Problem to solve:
Would you repeat the listing exactly but omit every picture?

Available data:
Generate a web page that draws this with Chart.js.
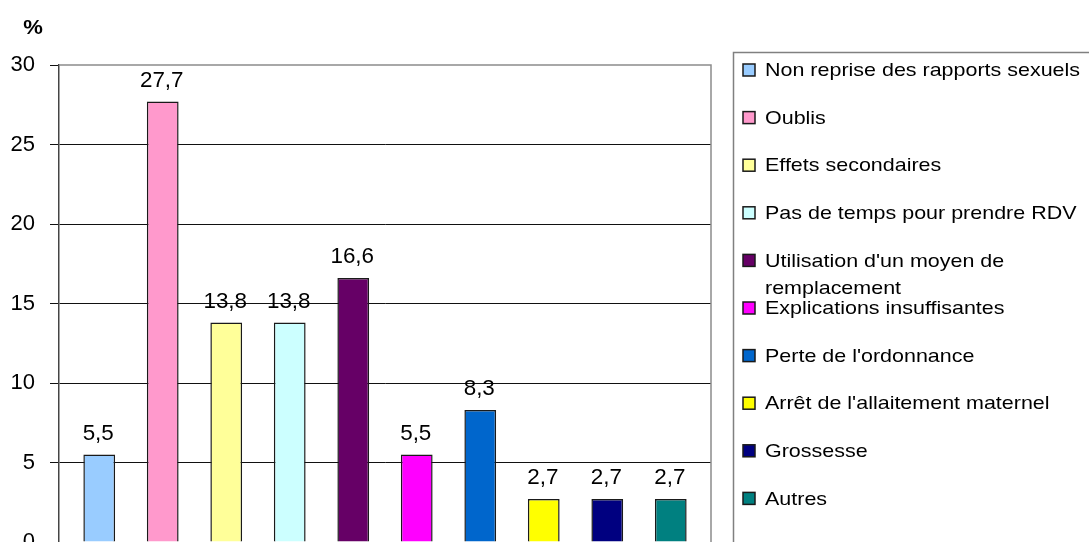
<!DOCTYPE html>
<html>
<head>
<meta charset="utf-8">
<script src="https://cdn.jsdelivr.net/npm/chart.js@4.4.1/dist/chart.umd.min.js"></script>
<style>
    body { margin: 0; background: #fff; }
    #wrap { width: 1089px; height: 542px; }
</style>
</head>
<body>
<div id="wrap"><canvas id="raisonsChart" width="1089" height="542"></canvas></div>
<script>
// données
const categories = [
    'Non reprise des rapports sexuels',
    'Oublis',
    'Effets secondaires',
    'Pas de temps pour prendre RDV',
    "Utilisation d'un moyen de remplacement",
    'Explications insuffisantes',
    "Perte de l'ordonnance",
    "Arrêt de l'allaitement maternel",
    'Grossesse',
    'Autres'
];
const values = [5.5, 27.7, 13.8, 13.8, 16.6, 5.5, 8.3, 2.7, 2.7, 2.7];
const colors = ['#99CCFF', '#FF99CC', '#FFFF99', '#CCFFFF', '#660066', '#FF00FF', '#0066CC', '#FFFF00', '#000080', '#008080'];
const yMin = 0, yMax = 30, yStep = 5;
const yUnit = '%';

const FONT = "'Liberation Sans', Arial, sans-serif";

// texte étiré horizontalement (le rendu d'origine est plus large que haut)
function drawText(ctx, text, x, y, sx) {
    ctx.save();
    ctx.translate(x, y);
    ctx.scale(sx, 1);
    ctx.fillText(text, 0, 0);
    ctx.restore();
}

function wrapWords(ctx, text, maxW, sx) {
    const words = text.split(' ');
    const lines = [];
    let cur = '';
    words.forEach(function (w) {
        const test = cur ? cur + ' ' + w : w;
        if (cur && ctx.measureText(test).width * sx > maxW) {
            lines.push(cur);
            cur = w;
        } else {
            cur = test;
        }
    });
    if (cur) lines.push(cur);
    return lines;
}

// cadre gris, valeurs au-dessus des barres, titre "%"
const decorPlugin = {
    id: 'decor',
    afterDatasetsDraw(chart) {
        const ctx = chart.ctx;
        const a = chart.chartArea;

        ctx.save();
        ctx.strokeStyle = '#8c8c8c';
        ctx.lineWidth = 1.5;
        ctx.beginPath();
        ctx.moveTo(a.left, a.top);
        ctx.lineTo(a.right, a.top);
        ctx.lineTo(a.right, a.bottom + 2);
        ctx.stroke();

        ctx.fillStyle = '#000';
        ctx.font = '22px ' + FONT;
        ctx.textAlign = 'center';
        ctx.textBaseline = 'alphabetic';
        chart.data.datasets.forEach(function (ds, i) {
            const bar = chart.getDatasetMeta(i).data[0];
            const txt = String(ds.data[0]).replace('.', ',');
            drawText(ctx, txt, bar.x - 1, bar.y - 15, 1.02);
        });

        ctx.font = 'bold 21px ' + FONT;
        ctx.textBaseline = 'middle';
        drawText(ctx, yUnit, 33, 28, 1.05);
        ctx.restore();
    }
};

// légende encadrée à droite
const legendPlugin = {
    id: 'boxLegend',
    afterDraw(chart) {
        const ctx = chart.ctx;
        const left = 733.5, top = 52.5;
        const sx = 1.13;
        ctx.save();
        ctx.strokeStyle = '#808080';
        ctx.lineWidth = 1.5;
        ctx.strokeRect(left, top, 500, 600);

        ctx.font = '19px ' + FONT;
        ctx.textAlign = 'left';
        ctx.textBaseline = 'middle';
        chart.data.datasets.forEach(function (ds, i) {
            const y = 70 + 47.6 * i;
            ctx.fillStyle = ds.backgroundColor;
            ctx.fillRect(743, y - 6, 12, 12);
            ctx.strokeStyle = '#1a1a1a';
            ctx.lineWidth = 1.5;
            ctx.strokeRect(743, y - 6, 12, 12);

            ctx.fillStyle = '#000';
            const lines = wrapWords(ctx, ds.label, 320, sx);
            lines.forEach(function (ln, k) {
                drawText(ctx, ln, 765, y + 1 + k * 27, sx);
            });
        });
        ctx.restore();
    }
};

const ctx = document.getElementById('raisonsChart').getContext('2d');
const raisonsChart = new Chart(ctx, {
    type: 'bar',
    data: {
        labels: [''],
        datasets: categories.map(function (c, i) {
            return {
                label: c,
                data: [values[i]],
                backgroundColor: colors[i],
                borderColor: '#1a1a1a',
                borderWidth: 1.5,
                categoryPercentage: 0.974,
                barPercentage: 0.5
            };
        })
    },
    options: {
        responsive: false,
        animation: false,
        layout: {
            padding: { top: 65, right: 378, bottom: 0, left: 0 }
        },
        scales: {
            x: {
                display: false
            },
            y: {
                min: yMin,
                max: yMax,
                afterFit: function (scale) {
                    scale.width = 59;
                    scale.paddingTop = 0;
                    scale.paddingBottom = 0;
                },
                ticks: {
                    stepSize: yStep,
                    color: '#000',
                    padding: 15,
                    font: { size: 22, family: FONT }
                },
                grid: {
                    color: function (c) { return c.tick && c.tick.value === yMax ? 'rgba(0,0,0,0)' : '#111'; },
                    tickColor: '#111',
                    tickLength: 9,
                    lineWidth: 1
                },
                border: {
                    color: '#444',
                    width: 1.5
                }
            }
        },
        plugins: {
            legend: { display: false },
            tooltip: { enabled: false }
        }
    },
    plugins: [decorPlugin, legendPlugin]
});
</script>
</body>
</html>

The result:
Generate a web page that draws this with Chart.js.
<!DOCTYPE html>
<html>
<head>
<meta charset="utf-8">
<script src="https://cdn.jsdelivr.net/npm/chart.js@4.4.1/dist/chart.umd.min.js"></script>
<style>
    body { margin: 0; background: #fff; }
    #wrap { width: 1089px; height: 542px; }
</style>
</head>
<body>
<div id="wrap"><canvas id="raisonsChart" width="1089" height="542"></canvas></div>
<script>
// données
const categories = [
    'Non reprise des rapports sexuels',
    'Oublis',
    'Effets secondaires',
    'Pas de temps pour prendre RDV',
    "Utilisation d'un moyen de remplacement",
    'Explications insuffisantes',
    "Perte de l'ordonnance",
    "Arrêt de l'allaitement maternel",
    'Grossesse',
    'Autres'
];
const values = [5.5, 27.7, 13.8, 13.8, 16.6, 5.5, 8.3, 2.7, 2.7, 2.7];
const colors = ['#99CCFF', '#FF99CC', '#FFFF99', '#CCFFFF', '#660066', '#FF00FF', '#0066CC', '#FFFF00', '#000080', '#008080'];
const yMin = 0, yMax = 30, yStep = 5;
const yUnit = '%';

const FONT = "'Liberation Sans', Arial, sans-serif";

// texte étiré horizontalement (le rendu d'origine est plus large que haut)
function drawText(ctx, text, x, y, sx) {
    ctx.save();
    ctx.translate(x, y);
    ctx.scale(sx, 1);
    ctx.fillText(text, 0, 0);
    ctx.restore();
}

function wrapWords(ctx, text, maxW, sx) {
    const words = text.split(' ');
    const lines = [];
    let cur = '';
    words.forEach(function (w) {
        const test = cur ? cur + ' ' + w : w;
        if (cur && ctx.measureText(test).width * sx > maxW) {
            lines.push(cur);
            cur = w;
        } else {
            cur = test;
        }
    });
    if (cur) lines.push(cur);
    return lines;
}

// cadre gris, valeurs au-dessus des barres, titre "%"
const decorPlugin = {
    id: 'decor',
    afterDatasetsDraw(chart) {
        const ctx = chart.ctx;
        const a = chart.chartArea;

        ctx.save();
        ctx.strokeStyle = '#8c8c8c';
        ctx.lineWidth = 1.5;
        ctx.beginPath();
        ctx.moveTo(a.left, a.top);
        ctx.lineTo(a.right, a.top);
        ctx.lineTo(a.right, a.bottom + 2);
        ctx.stroke();

        ctx.fillStyle = '#000';
        ctx.font = '22px ' + FONT;
        ctx.textAlign = 'center';
        ctx.textBaseline = 'alphabetic';
        chart.data.datasets.forEach(function (ds, i) {
            const bar = chart.getDatasetMeta(i).data[0];
            const txt = String(ds.data[0]).replace('.', ',');
            drawText(ctx, txt, bar.x - 1, bar.y - 15, 1.02);
        });

        ctx.font = 'bold 21px ' + FONT;
        ctx.textBaseline = 'middle';
        drawText(ctx, yUnit, 33, 28, 1.05);
        ctx.restore();
    }
};

// légende encadrée à droite
const legendPlugin = {
    id: 'boxLegend',
    afterDraw(chart) {
        const ctx = chart.ctx;
        const left = 733.5, top = 52.5;
        const sx = 1.13;
        ctx.save();
        ctx.strokeStyle = '#808080';
        ctx.lineWidth = 1.5;
        ctx.strokeRect(left, top, 500, 600);

        ctx.font = '19px ' + FONT;
        ctx.textAlign = 'left';
        ctx.textBaseline = 'middle';
        chart.data.datasets.forEach(function (ds, i) {
            const y = 70 + 47.6 * i;
            ctx.fillStyle = ds.backgroundColor;
            ctx.fillRect(743, y - 6, 12, 12);
            ctx.strokeStyle = '#1a1a1a';
            ctx.lineWidth = 1.5;
            ctx.strokeRect(743, y - 6, 12, 12);

            ctx.fillStyle = '#000';
            const lines = wrapWords(ctx, ds.label, 320, sx);
            lines.forEach(function (ln, k) {
                drawText(ctx, ln, 765, y + 1 + k * 27, sx);
            });
        });
        ctx.restore();
    }
};

const ctx = document.getElementById('raisonsChart').getContext('2d');
const raisonsChart = new Chart(ctx, {
    type: 'bar',
    data: {
        labels: [''],
        datasets: categories.map(function (c, i) {
            return {
                label: c,
                data: [values[i]],
                backgroundColor: colors[i],
                borderColor: '#1a1a1a',
                borderWidth: 1.5,
                categoryPercentage: 0.974,
                barPercentage: 0.5
            };
        })
    },
    options: {
        responsive: false,
        animation: false,
        layout: {
            padding: { top: 65, right: 378, bottom: 0, left: 0 }
        },
        scales: {
            x: {
                display: false
            },
            y: {
                min: yMin,
                max: yMax,
                afterFit: function (scale) {
                    scale.width = 59;
                    scale.paddingTop = 0;
                    scale.paddingBottom = 0;
                },
                ticks: {
                    stepSize: yStep,
                    color: '#000',
                    padding: 15,
                    font: { size: 22, family: FONT }
                },
                grid: {
                    color: function (c) { return c.tick && c.tick.value === yMax ? 'rgba(0,0,0,0)' : '#111'; },
                    tickColor: '#111',
                    tickLength: 9,
                    lineWidth: 1
                },
                border: {
                    color: '#444',
                    width: 1.5
                }
            }
        },
        plugins: {
            legend: { display: false },
            tooltip: { enabled: false }
        }
    },
    plugins: [decorPlugin, legendPlugin]
});
</script>
</body>
</html>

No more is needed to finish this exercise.